Problem description: Everything from the line with "Write the matplotlib code for this chart." through the line with "ax = fig.add_axes([118.7" should be repeated exactly, both of those lines included, and nothing else.
— Begin Records for this task —
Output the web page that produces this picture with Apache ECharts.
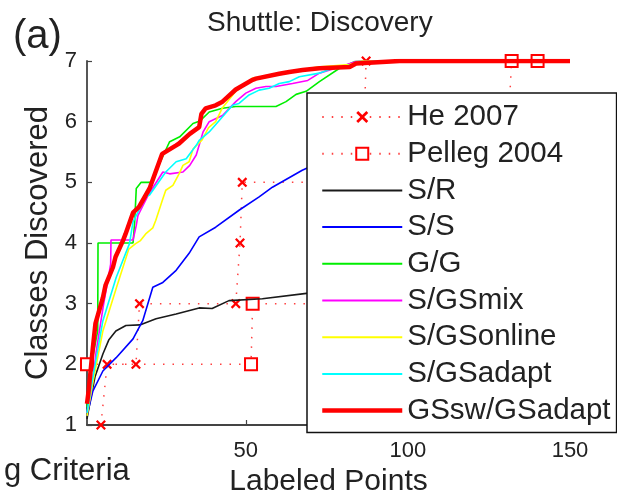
— End Records for this task —
— Begin Records for this task —
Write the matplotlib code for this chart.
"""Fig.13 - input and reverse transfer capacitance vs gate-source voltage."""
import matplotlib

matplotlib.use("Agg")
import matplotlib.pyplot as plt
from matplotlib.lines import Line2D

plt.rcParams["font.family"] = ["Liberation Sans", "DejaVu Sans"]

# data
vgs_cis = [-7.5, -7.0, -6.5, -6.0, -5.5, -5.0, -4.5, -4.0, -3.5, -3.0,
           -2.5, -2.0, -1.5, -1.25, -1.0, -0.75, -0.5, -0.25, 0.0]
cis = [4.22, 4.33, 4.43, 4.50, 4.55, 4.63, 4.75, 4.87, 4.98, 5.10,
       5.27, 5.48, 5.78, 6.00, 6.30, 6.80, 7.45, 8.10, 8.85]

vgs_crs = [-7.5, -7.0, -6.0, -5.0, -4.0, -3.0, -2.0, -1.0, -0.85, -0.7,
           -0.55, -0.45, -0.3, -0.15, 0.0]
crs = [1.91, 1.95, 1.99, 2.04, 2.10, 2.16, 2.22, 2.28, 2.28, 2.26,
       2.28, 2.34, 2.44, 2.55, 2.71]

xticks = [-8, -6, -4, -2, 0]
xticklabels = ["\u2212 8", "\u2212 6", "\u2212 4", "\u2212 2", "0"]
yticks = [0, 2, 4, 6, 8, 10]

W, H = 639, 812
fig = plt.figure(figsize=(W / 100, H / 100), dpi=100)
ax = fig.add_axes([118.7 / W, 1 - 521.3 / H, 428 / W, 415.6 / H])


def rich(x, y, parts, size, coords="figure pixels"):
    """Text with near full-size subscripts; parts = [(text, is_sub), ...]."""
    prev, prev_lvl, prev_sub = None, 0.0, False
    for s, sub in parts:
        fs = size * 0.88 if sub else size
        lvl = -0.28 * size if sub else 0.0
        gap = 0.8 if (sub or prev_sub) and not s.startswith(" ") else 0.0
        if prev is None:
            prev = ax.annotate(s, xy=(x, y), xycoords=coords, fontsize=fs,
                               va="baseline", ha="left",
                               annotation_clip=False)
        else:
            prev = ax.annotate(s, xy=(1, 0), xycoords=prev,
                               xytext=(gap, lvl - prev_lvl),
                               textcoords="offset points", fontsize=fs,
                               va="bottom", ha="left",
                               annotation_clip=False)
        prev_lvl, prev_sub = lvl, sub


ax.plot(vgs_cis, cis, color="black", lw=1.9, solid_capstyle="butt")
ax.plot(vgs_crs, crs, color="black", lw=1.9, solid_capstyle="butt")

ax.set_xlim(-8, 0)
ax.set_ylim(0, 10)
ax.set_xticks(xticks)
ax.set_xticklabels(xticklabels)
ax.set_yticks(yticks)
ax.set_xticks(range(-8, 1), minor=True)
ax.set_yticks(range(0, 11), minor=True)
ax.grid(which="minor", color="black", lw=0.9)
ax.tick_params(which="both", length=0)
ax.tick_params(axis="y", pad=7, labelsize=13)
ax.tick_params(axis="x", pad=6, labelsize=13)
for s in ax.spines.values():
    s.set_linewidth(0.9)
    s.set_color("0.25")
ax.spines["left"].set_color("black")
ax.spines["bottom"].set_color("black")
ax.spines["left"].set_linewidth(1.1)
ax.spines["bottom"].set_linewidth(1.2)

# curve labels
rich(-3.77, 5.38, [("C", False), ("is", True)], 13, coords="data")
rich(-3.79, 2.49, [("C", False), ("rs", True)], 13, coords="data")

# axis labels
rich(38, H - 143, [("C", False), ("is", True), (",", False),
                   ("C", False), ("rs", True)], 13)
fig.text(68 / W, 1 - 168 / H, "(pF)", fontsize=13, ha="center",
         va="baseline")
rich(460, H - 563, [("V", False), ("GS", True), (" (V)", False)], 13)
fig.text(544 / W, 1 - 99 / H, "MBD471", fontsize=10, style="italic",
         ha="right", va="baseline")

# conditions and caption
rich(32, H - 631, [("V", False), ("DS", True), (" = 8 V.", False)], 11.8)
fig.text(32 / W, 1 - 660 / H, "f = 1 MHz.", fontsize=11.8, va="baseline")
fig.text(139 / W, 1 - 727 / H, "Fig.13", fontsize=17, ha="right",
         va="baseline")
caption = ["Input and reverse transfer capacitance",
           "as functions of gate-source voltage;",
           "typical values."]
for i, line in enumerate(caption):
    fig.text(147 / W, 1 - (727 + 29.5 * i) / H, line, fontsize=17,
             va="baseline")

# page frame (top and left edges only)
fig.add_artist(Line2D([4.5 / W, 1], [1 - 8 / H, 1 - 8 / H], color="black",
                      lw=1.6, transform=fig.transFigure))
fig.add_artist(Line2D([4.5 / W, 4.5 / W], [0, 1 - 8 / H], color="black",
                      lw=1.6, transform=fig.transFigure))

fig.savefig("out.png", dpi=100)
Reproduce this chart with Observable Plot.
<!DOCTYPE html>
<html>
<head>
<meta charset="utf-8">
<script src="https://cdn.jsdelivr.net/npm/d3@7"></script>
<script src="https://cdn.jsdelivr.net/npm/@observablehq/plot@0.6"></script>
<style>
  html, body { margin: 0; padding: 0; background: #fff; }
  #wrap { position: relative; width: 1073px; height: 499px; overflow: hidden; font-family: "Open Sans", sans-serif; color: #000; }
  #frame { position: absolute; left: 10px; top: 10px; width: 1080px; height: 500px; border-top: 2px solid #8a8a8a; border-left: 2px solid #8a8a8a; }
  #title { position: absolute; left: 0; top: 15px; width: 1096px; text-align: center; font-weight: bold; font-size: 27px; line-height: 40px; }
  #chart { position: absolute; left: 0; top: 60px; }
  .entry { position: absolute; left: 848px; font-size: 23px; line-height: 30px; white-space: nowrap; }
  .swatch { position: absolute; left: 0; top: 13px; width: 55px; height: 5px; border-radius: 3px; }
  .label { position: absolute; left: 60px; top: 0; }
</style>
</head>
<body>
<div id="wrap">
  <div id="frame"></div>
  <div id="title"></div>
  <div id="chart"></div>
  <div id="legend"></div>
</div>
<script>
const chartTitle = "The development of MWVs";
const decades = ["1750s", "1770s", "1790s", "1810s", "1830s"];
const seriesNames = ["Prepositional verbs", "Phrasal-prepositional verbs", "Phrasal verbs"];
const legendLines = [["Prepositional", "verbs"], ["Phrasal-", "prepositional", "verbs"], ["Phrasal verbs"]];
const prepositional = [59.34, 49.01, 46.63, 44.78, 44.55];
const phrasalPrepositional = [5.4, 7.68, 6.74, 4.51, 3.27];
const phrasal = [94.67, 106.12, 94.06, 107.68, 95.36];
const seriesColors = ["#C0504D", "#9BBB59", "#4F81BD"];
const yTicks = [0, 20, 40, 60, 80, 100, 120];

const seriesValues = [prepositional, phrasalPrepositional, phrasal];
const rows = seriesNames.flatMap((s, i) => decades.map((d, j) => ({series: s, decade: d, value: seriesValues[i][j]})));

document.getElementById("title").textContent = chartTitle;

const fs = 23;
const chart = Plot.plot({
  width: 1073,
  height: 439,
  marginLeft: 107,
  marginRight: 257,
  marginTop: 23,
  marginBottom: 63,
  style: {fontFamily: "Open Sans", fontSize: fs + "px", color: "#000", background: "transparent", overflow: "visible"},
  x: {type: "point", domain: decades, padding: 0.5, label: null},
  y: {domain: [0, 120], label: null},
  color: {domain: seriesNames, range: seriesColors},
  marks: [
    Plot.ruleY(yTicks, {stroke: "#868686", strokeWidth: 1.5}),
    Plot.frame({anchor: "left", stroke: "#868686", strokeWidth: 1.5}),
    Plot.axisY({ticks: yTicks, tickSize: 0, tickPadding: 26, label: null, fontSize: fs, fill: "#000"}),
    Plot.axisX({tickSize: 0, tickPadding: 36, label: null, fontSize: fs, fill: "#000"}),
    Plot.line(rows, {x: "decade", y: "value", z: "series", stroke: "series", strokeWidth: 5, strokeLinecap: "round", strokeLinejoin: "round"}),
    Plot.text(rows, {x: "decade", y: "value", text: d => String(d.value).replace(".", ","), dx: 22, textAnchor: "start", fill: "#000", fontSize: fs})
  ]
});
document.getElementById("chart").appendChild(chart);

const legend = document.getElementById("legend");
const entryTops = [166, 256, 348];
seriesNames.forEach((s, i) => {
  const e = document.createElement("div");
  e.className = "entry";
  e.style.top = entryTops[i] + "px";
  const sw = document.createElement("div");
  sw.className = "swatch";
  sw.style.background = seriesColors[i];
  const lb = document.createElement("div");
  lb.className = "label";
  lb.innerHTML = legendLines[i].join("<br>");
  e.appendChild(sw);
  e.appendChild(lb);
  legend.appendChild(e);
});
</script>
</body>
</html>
— End Records for this task —
— Begin Records for this task —
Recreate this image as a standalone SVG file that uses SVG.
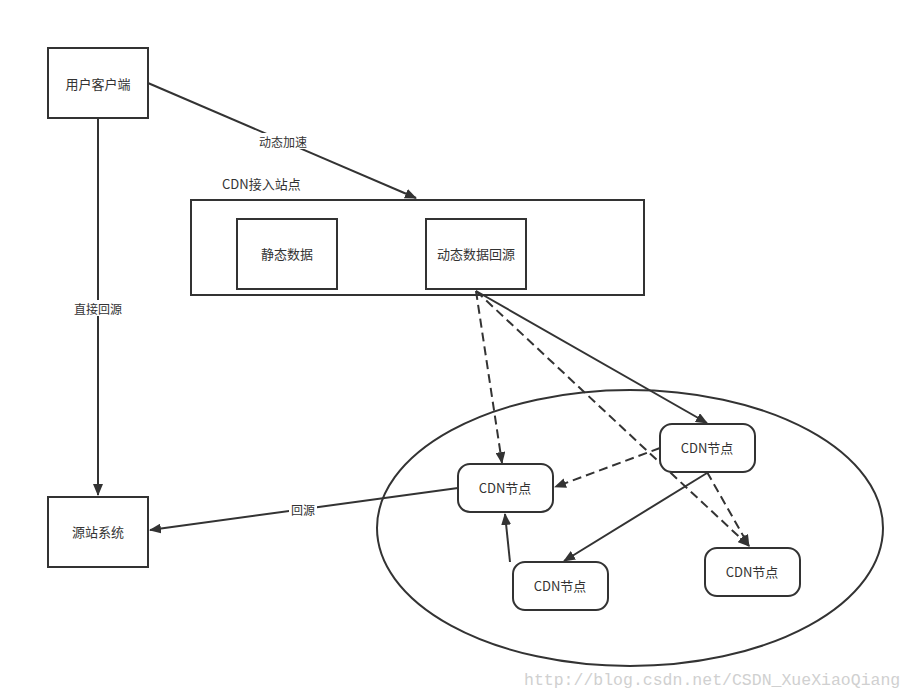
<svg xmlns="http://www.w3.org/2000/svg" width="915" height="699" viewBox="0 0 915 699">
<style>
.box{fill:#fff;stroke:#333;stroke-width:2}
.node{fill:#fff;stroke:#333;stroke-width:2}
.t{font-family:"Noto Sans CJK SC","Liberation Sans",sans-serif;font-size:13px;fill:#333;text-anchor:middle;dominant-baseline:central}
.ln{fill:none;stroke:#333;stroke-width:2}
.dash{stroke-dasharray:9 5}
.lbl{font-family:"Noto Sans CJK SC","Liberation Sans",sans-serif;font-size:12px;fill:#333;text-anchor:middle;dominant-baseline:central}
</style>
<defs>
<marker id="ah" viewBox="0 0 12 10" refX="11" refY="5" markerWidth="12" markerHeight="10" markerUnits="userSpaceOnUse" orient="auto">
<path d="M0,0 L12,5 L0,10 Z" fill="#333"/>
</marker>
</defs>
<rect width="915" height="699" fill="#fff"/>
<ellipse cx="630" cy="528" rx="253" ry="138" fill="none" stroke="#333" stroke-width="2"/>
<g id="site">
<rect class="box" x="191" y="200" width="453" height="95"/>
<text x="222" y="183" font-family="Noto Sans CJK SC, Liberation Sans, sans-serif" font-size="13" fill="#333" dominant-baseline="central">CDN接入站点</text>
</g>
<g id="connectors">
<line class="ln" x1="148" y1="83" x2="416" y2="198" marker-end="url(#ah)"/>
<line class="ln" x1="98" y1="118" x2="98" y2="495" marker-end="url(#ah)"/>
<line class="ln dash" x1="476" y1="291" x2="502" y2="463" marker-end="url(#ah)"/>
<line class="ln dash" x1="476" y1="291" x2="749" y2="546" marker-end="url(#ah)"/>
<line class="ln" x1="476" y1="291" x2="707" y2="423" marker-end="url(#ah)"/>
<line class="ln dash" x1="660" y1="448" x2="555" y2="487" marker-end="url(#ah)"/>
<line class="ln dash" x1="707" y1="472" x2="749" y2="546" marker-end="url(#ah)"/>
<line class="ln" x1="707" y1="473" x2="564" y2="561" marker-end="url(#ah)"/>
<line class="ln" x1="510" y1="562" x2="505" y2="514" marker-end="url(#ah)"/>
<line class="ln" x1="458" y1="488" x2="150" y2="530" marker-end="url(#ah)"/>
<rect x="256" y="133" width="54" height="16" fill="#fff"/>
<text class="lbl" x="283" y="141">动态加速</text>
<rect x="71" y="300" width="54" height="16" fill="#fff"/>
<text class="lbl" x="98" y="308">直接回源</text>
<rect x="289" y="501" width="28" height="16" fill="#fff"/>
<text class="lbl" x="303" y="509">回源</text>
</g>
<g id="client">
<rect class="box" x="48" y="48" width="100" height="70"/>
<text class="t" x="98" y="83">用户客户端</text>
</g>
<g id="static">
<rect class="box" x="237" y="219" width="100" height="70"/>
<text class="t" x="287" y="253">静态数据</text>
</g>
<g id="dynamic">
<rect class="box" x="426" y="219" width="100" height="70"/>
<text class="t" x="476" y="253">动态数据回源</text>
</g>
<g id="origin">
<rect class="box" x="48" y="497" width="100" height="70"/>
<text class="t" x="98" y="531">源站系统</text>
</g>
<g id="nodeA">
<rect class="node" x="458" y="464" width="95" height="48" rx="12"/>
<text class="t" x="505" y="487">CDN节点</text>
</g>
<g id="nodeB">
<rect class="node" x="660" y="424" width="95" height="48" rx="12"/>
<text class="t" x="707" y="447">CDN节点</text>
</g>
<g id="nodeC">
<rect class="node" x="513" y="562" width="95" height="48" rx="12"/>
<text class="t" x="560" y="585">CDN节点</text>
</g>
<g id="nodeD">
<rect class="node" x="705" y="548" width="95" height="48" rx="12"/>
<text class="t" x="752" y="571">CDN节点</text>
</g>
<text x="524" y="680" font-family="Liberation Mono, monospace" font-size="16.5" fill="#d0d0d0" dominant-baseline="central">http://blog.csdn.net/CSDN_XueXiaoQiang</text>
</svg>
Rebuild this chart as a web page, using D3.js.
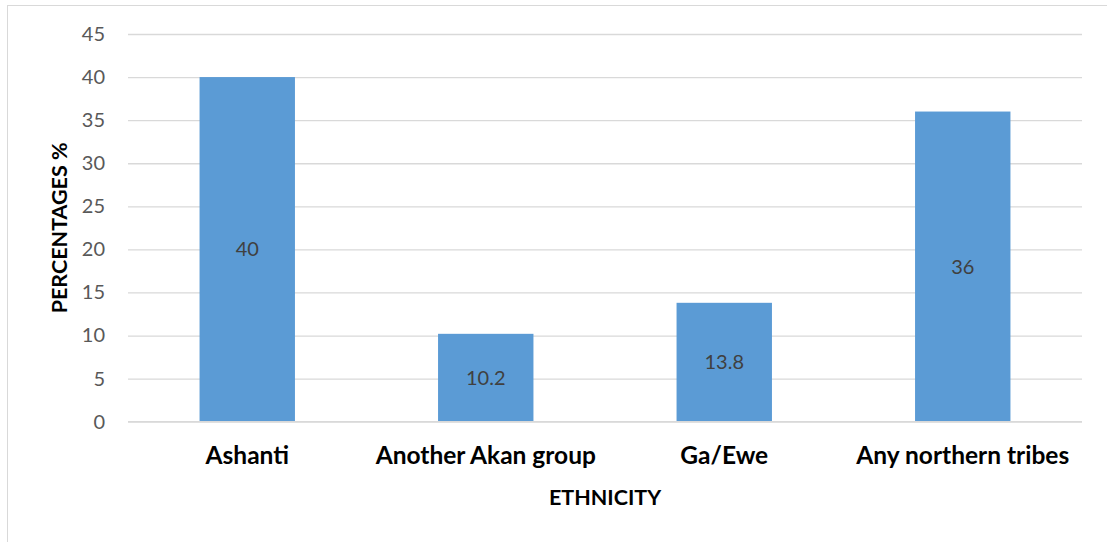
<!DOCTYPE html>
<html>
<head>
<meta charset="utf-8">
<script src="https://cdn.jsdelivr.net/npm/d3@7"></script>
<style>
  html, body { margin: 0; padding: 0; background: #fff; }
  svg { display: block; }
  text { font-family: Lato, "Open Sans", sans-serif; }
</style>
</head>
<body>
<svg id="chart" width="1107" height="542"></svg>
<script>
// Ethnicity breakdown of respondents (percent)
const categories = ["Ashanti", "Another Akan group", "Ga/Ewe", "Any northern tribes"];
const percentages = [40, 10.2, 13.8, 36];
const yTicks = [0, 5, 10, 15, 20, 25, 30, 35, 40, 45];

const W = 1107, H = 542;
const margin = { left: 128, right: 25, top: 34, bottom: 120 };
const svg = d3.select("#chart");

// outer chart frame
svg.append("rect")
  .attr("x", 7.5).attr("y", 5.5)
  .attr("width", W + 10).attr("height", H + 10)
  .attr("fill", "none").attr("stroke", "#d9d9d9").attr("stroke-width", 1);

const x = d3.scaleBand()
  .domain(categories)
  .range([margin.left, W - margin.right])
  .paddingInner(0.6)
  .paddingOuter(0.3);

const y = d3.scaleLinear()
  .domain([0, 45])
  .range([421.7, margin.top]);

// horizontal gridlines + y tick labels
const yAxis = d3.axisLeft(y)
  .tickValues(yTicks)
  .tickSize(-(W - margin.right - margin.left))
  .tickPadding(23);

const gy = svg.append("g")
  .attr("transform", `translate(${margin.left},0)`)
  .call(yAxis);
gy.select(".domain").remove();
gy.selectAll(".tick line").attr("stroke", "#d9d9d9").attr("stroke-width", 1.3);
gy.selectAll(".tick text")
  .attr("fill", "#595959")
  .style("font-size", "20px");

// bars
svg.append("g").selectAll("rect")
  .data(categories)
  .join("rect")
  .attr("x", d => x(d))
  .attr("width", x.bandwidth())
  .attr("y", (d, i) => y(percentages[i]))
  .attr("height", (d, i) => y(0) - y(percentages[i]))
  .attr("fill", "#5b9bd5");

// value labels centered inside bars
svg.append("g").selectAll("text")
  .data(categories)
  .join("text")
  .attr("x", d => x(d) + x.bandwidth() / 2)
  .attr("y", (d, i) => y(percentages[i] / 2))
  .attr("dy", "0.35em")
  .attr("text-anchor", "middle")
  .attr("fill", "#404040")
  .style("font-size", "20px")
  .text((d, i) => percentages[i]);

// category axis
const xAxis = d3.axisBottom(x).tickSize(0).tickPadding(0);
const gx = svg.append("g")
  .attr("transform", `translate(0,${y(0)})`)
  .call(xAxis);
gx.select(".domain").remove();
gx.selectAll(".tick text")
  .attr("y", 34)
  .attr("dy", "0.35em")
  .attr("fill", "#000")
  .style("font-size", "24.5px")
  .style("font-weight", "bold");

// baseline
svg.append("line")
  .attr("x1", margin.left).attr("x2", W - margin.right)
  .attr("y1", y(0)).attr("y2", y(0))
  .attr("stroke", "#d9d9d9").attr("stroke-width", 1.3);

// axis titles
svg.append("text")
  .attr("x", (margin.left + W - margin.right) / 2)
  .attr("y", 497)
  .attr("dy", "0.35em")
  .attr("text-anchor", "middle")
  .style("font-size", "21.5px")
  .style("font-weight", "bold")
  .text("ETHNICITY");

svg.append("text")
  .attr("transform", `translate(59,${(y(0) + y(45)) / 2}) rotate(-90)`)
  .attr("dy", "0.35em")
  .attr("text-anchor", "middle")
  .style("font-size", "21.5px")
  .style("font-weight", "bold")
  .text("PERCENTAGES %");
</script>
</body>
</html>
— End Records for this task —
Result for this task:
Write the matplotlib code for this chart.
"""Fig.13 - input and reverse transfer capacitance vs gate-source voltage."""
import matplotlib

matplotlib.use("Agg")
import matplotlib.pyplot as plt
from matplotlib.lines import Line2D

plt.rcParams["font.family"] = ["Liberation Sans", "DejaVu Sans"]

# data
vgs_cis = [-7.5, -7.0, -6.5, -6.0, -5.5, -5.0, -4.5, -4.0, -3.5, -3.0,
           -2.5, -2.0, -1.5, -1.25, -1.0, -0.75, -0.5, -0.25, 0.0]
cis = [4.22, 4.33, 4.43, 4.50, 4.55, 4.63, 4.75, 4.87, 4.98, 5.10,
       5.27, 5.48, 5.78, 6.00, 6.30, 6.80, 7.45, 8.10, 8.85]

vgs_crs = [-7.5, -7.0, -6.0, -5.0, -4.0, -3.0, -2.0, -1.0, -0.85, -0.7,
           -0.55, -0.45, -0.3, -0.15, 0.0]
crs = [1.91, 1.95, 1.99, 2.04, 2.10, 2.16, 2.22, 2.28, 2.28, 2.26,
       2.28, 2.34, 2.44, 2.55, 2.71]

xticks = [-8, -6, -4, -2, 0]
xticklabels = ["\u2212 8", "\u2212 6", "\u2212 4", "\u2212 2", "0"]
yticks = [0, 2, 4, 6, 8, 10]

W, H = 639, 812
fig = plt.figure(figsize=(W / 100, H / 100), dpi=100)
ax = fig.add_axes([118.7 / W, 1 - 521.3 / H, 428 / W, 415.6 / H])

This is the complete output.